So they think the moon was formed by a planet crashing into the Earth? Wow.

If so, there should be one huge hole in the Earth where that would've happened... even that amount of time wouldn't have totally removed traces of it.

I watched a documentary myself recently that said that the Milky Way and Andromeda are on a collision course. Our Milky Way has eaten up other smaller galaxies in the past; however, Andromeda is much bigger than the Milky Way, so our galaxy will just not the same after that happens (in about 10 billion years).

I think I've heard that at one time.

Of course, they also say the sun has about 5 billion years of fuel left before it expands (or explodes) and turns our planet to ashes.

It's possible. But since stars last for many millions of years before they either fade away or go supernova.

All are based on scientific theory as we can't predict events that far ahead. Especially for spacial phenomenon. We can only make educated guesses made on conjectures.
 

PSRD Article said:
A giant impact would lead to a ring of very hot debris in orbit around the young Earth. Calculations indicate that the Moon could have formed from that debris in ten years or less! This implies that the Moon would have formed very hot, possibly entirely molten. This scorching initial state is consistent with the idea that the Moon was surrounded by an ocean of magma when it formed. The magma ocean idea has been a central tenet of lunar science for decades, and recent data from the Clementine mission to the Moon finally proved it, as described in "Moonbeams and Elements," an October, 1997 PSRD article. The Moon probably continued to accrete material to it, including some objects up to about half its size. These big impacts could maintain a magma ocean, and scramble any crust that formed. It could also add rock with a composition different from the rest of the Moon, accounting for some unexplained features of the lunar interior.

Hmm.... you know... this might could explain why the moon's surfaces look like it has "oceans" on it when it doesn't have water or water vapor on it.... Molten magma that "swished" around like very thick liquid until it solidified and thusly shaped the moon's surface.
 

Darth K'Trava said:
If so, there should be one huge hole in the Earth where that would've happened... even that amount of time wouldn't have totally removed traces of it.

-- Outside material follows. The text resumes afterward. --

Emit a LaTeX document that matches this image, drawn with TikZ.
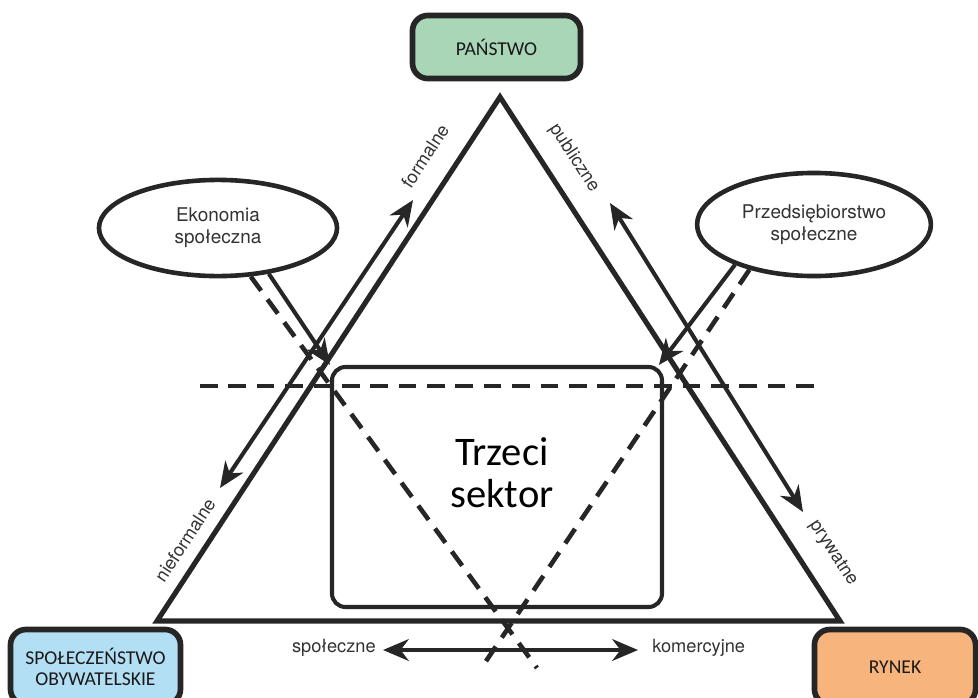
\documentclass[tikz,border=0pt]{standalone}
\usepackage{fontspec}
\setmainfont{TeX Gyre Heros}
\newfontfamily\calibfont{Carlito}
\usepackage{tikz}
\usetikzlibrary{arrows.meta,shapes.geometric}
\definecolor{lineDark}{HTML}{262626}
\definecolor{textGrey}{HTML}{333333}
\definecolor{stateGreen}{HTML}{A8D6B6}
\definecolor{civilBlue}{HTML}{B3DFF4}
\definecolor{marketOrange}{HTML}{F8B47D}
\tikzset{
	sectorbox/.style={draw=lineDark, line width=4.2pt, rounded corners=0.4cm, align=center, text=black!90, font=\calibfont\fontsize{14.5}{16}\selectfont},
	sectoroval/.style={ellipse, draw=lineDark, line width=3.4pt, fill=white, inner sep=0pt, align=center, text=textGrey, font=\fontsize{14}{16.5}\selectfont},
	sidelabel/.style={text=textGrey, inner sep=0pt, font=\fontsize{13.5}{16}\selectfont},
	flowarrow/.style={draw=lineDark, line width=3pt, >={Stealth[length=19pt,width=16pt,inset=6pt]}},
	dashline/.style={draw=lineDark, line width=3.4pt, dash pattern=on 13pt off 8pt},
}

\begin{document}
\begin{tikzpicture}[x=0.026cm,y=-0.026cm]
			%\draw [help lines] (0,0) grid (978,697);
			\useasboundingbox (0,0) rectangle (978,697);
			
			% triangle
			\coordinate (apex) at (500,97);
			\coordinate (baseL) at (157,621);
			\coordinate (baseR) at (840,621);
			\draw [draw=lineDark, line width=3.8pt] (apex) -- (baseL) -- (baseR) -- cycle;
			
			% corner boxes
			\node [sectorbox, fill=stateGreen, minimum width=4.37cm, minimum height=1.64cm] (panstwo) at (496.5,47) {PAŃSTWO};
			\node [sectorbox, fill=civilBlue, minimum width=4.42cm, minimum height=1.95cm] (spol) at (95.5,667) {SPOŁECZEŃSTWO\\OBYWATELSKIE};
			\node [sectorbox, fill=marketOrange, minimum width=4.19cm, minimum height=1.95cm] (rynek) at (895,667) {RYNEK};
			
			% third sector
			\node [draw=lineDark, line width=3pt, rounded corners=0.35cm, minimum width=8.58cm, minimum height=6.24cm] (ts) at (497,487) {};
			\node [align=center, font=\calibfont\fontsize{30}{31}\selectfont] (tstext) at (502,473) {Trzeci\\sektor};
			
			% ovals
			\node [sectoroval, minimum width=6.19cm, minimum height=2.5cm] (eko) at (218,228) {Ekonomia\\społeczna};
			\node [sectoroval, minimum width=6.08cm, minimum height=2.68cm] (pse) at (814,224.5) {Przedsiębiorstwo\\społeczne};
			
			% dashed divider and diagonals
			\coordinate (divL) at (200,386);
			\coordinate (divR) at (815,386);
			\draw [dashline] (divL) -- (divR);
			\coordinate (crossL) at (537,668);
			\coordinate (crossR) at (480,670);
			\draw [dashline] (eko.-56) -- (crossL);
			\draw [dashline] (pse.215) -- (crossR);
			
			% ovals into third sector
			\draw [flowarrow, ->] (eko.-42) -- (ts.north west);
			\draw [flowarrow, ->] (pse.207) -- (ts.37.8);
			
			% axes
			\coordinate (formalTip) at (413,200);
			\coordinate (informalTip) at (220,488);
			\draw [flowarrow, <->] (informalTip) -- (formalTip);
			\coordinate (publicTip) at (610,203);
			\coordinate (privateTip) at (803,512);
			\draw [flowarrow, <->] (publicTip) -- (privateTip);
			\coordinate (socialTip) at (383,650);
			\coordinate (commercialTip) at (638,650);
			\draw [flowarrow, <->] (socialTip) -- (commercialTip);
			
			% labels
			\node [sidelabel, rotate=56.8] (formalne) at (425,156) {formalne};
			\node [sidelabel, rotate=56.8] (nieformalne) at (185,540) {nieformalne};
			\node [sidelabel, rotate=-57] (publiczne) at (574,158) {publiczne};
			\node [sidelabel, rotate=-57] (prywatne) at (833,553) {prywatne};
			\node [sidelabel, anchor=east] (spoleczne) at (376,648) {społeczne};
			\node [sidelabel, anchor=west] (komercyjne) at (652,648) {komercyjne};
	\end{tikzpicture}
\end{document}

Collisions of that magnitude release enough energy to melt both bodies into slag, so the surface is completely reformed. The conventional model puts it somewhere before about 4.5 billion years ago, which is when the present lunar and terrestrial surfaces seem to have formed. The critical clue is the structure of the moon, which bizarrely has little or no iron core and has few volatiles. It's easy to explain one or the other but figuring out how both happened is tricky. The lack of volatiles suggests a major heating event after the original accretion of the moon, and the lack of a core would tend to suggest either that the moon originated much farther out in the solar system (which is energetically unlikely) or that it accreted from metal-depleted debris formed by some secondary process. The major success of the collision theory was in showing that the dynamics of a collision given reasonable values for the colliding masses can result in the coalescence of the two original planetary cores, while flinging large quantities of crust and mantle material into orbit. Basically, the present moon came together out of the ring of rock and dust that was ejected by the collision, so it has a rocky composition instead of the volatiles/rock/metal composition that's typical of large inner solar-system bodies.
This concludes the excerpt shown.